WORK TO BE COMPLETED >> Quote exactly the lines from the line containing "Write the Plotly.js code for this chart." to the line containing "const yTicks = [-100, -50, 0, 50, 100];", both lines included, please, and nothing more.

SUPPLIED ENTRIES >>
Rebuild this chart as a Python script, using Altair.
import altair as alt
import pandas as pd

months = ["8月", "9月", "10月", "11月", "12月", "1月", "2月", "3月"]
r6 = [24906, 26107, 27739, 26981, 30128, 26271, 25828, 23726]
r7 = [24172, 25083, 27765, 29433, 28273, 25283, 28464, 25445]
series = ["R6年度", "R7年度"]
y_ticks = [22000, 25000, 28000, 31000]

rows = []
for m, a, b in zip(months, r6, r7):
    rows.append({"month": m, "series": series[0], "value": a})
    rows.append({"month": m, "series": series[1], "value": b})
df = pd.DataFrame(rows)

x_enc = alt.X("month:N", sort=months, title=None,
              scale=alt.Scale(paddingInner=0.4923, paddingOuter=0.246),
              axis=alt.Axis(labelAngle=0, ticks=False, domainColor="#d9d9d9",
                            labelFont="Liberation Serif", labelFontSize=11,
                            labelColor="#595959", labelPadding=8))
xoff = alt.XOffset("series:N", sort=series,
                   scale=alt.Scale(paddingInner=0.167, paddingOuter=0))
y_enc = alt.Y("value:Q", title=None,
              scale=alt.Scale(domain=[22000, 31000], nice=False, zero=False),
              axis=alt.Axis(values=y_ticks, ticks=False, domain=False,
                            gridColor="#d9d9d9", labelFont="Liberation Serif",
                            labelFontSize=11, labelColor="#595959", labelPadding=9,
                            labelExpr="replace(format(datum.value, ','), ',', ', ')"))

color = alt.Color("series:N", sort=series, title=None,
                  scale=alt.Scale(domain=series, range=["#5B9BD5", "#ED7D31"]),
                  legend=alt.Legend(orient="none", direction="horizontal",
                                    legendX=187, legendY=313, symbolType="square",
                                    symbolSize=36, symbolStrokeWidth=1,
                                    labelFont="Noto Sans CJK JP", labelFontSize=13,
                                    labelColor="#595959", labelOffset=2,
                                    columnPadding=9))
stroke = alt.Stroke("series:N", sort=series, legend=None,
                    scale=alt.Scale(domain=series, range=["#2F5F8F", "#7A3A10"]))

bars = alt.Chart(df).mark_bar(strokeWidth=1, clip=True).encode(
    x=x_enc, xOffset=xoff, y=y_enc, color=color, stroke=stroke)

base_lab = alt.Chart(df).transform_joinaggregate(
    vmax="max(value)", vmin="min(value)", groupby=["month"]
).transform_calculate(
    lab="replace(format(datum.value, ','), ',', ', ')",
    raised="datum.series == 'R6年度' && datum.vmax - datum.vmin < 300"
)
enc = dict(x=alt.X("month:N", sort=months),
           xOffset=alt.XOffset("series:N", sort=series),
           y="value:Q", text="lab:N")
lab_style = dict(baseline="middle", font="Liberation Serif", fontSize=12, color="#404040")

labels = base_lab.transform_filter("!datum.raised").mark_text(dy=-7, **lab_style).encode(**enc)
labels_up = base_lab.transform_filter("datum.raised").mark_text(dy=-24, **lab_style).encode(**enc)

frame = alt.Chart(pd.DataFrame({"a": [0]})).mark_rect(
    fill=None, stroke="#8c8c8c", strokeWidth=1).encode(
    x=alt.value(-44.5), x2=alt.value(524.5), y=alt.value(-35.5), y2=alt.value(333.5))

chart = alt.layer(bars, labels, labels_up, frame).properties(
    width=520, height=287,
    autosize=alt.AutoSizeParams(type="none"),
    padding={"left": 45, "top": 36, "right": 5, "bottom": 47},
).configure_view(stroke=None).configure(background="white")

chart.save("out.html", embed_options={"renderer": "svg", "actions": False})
---
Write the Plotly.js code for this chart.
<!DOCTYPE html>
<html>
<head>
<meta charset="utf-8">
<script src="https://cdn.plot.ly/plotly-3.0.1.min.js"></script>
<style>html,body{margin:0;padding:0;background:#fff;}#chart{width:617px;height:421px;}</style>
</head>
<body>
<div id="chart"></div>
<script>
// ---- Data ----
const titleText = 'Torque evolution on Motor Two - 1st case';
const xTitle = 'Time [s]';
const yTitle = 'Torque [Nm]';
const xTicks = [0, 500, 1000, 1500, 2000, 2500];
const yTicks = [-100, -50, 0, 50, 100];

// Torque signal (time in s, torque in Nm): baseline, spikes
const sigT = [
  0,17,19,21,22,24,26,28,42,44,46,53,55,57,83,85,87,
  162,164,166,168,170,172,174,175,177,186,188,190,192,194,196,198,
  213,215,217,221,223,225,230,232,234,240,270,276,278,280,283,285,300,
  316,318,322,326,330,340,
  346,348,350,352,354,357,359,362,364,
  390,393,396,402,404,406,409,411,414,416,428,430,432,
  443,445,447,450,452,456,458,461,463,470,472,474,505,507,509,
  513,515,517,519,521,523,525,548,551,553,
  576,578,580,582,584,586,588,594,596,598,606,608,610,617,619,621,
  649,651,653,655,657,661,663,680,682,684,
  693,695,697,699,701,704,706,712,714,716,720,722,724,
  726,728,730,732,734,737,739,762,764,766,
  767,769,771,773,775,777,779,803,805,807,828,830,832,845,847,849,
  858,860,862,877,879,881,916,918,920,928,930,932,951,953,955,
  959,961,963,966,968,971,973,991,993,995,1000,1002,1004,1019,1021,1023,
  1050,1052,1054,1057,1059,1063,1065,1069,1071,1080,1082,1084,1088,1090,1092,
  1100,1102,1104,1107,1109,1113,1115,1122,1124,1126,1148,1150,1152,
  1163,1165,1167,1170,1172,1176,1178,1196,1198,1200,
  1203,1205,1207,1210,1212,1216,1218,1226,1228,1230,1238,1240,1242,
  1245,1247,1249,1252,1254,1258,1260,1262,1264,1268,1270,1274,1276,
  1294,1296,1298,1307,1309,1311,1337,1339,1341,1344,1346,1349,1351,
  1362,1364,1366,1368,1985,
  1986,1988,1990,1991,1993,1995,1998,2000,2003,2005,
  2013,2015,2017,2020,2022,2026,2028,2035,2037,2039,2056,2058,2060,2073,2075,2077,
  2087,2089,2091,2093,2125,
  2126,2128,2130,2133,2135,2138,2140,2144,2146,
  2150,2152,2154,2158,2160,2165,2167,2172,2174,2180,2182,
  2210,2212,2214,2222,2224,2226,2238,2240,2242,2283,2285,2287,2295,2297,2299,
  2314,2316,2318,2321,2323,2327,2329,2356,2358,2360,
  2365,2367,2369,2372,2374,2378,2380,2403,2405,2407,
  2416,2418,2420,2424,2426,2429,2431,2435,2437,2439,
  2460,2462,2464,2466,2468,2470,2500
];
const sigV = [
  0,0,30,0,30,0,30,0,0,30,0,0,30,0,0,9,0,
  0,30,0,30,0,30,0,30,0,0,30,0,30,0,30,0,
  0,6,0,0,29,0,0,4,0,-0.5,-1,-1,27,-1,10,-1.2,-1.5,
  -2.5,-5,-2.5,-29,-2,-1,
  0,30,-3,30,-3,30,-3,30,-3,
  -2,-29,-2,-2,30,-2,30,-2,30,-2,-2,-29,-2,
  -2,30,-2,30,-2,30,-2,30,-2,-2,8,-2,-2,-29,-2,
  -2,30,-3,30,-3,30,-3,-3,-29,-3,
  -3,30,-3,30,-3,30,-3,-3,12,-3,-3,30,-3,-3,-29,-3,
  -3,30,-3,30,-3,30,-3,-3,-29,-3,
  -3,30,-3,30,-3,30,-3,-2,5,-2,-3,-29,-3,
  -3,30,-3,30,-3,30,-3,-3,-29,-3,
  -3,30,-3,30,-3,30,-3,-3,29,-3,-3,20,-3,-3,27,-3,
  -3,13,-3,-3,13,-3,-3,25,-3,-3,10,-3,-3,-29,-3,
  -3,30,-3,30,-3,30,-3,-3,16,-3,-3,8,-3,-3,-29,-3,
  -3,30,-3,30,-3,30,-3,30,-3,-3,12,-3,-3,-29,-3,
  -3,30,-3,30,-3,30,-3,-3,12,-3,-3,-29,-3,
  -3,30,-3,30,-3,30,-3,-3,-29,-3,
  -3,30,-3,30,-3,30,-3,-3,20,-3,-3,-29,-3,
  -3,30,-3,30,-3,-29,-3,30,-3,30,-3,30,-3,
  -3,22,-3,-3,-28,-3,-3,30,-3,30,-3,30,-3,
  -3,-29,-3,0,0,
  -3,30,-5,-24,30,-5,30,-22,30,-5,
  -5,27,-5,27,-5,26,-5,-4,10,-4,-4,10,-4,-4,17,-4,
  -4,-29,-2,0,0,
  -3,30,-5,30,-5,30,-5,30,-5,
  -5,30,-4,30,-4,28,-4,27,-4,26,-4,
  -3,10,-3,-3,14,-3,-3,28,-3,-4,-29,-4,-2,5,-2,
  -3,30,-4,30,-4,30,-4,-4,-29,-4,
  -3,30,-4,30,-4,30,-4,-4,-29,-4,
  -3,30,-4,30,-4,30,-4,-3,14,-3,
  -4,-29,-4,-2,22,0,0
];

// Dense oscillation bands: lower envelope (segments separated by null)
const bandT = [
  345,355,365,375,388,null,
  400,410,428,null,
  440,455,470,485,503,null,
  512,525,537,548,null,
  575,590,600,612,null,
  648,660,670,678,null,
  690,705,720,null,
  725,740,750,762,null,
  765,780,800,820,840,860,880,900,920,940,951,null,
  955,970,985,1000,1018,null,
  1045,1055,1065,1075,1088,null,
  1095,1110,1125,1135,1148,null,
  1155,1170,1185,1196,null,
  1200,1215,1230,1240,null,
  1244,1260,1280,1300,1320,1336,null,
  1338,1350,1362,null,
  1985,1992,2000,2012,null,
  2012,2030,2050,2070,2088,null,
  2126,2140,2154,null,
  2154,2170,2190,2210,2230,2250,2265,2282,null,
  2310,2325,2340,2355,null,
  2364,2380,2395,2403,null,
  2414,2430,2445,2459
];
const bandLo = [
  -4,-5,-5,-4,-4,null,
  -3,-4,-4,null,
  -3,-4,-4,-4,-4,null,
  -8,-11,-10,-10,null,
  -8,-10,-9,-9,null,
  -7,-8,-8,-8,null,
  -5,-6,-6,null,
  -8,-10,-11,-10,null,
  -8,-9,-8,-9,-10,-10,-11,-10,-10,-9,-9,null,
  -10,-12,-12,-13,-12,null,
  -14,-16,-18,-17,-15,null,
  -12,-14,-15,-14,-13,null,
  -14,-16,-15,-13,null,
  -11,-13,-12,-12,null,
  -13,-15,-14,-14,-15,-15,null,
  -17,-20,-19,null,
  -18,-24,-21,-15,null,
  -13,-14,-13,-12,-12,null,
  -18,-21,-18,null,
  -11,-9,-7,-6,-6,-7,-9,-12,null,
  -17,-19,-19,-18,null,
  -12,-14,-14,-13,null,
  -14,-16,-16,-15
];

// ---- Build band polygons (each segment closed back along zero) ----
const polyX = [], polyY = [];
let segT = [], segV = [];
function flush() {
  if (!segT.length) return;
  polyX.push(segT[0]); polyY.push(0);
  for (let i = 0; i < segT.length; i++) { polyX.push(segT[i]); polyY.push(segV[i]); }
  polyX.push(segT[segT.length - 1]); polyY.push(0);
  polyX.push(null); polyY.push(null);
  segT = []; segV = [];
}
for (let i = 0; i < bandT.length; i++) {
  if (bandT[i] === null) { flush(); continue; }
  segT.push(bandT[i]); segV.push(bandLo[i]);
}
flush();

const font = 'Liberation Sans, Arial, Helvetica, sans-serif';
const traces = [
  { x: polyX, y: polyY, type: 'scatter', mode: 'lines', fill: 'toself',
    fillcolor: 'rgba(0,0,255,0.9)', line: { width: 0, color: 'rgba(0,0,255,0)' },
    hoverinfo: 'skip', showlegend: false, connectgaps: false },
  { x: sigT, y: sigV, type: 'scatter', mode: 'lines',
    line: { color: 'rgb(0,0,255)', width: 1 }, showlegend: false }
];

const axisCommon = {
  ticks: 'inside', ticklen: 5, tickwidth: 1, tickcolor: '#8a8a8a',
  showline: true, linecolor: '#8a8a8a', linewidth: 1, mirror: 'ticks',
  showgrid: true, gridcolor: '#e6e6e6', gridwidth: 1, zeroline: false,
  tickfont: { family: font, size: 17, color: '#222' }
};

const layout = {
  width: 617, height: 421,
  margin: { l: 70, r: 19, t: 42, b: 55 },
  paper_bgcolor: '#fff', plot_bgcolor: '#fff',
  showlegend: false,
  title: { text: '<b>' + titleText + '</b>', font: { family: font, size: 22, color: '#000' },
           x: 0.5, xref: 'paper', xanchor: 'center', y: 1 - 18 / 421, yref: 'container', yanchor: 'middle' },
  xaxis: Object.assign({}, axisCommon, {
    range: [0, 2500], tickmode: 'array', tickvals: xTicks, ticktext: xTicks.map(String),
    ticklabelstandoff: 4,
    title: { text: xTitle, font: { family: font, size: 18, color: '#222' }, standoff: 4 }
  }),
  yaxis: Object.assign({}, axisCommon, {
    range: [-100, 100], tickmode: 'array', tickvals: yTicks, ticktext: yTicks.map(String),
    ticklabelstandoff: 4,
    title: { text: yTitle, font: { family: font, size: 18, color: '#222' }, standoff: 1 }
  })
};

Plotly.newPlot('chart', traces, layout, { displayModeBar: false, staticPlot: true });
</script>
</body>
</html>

ANSWER TO THE TASK >>
Write the Plotly.js code for this chart.
<!DOCTYPE html>
<html>
<head>
<meta charset="utf-8">
<script src="https://cdn.plot.ly/plotly-3.0.1.min.js"></script>
<style>html,body{margin:0;padding:0;background:#fff;}#chart{width:617px;height:421px;}</style>
</head>
<body>
<div id="chart"></div>
<script>
// ---- Data ----
const titleText = 'Torque evolution on Motor Two - 1st case';
const xTitle = 'Time [s]';
const yTitle = 'Torque [Nm]';
const xTicks = [0, 500, 1000, 1500, 2000, 2500];
const yTicks = [-100, -50, 0, 50, 100];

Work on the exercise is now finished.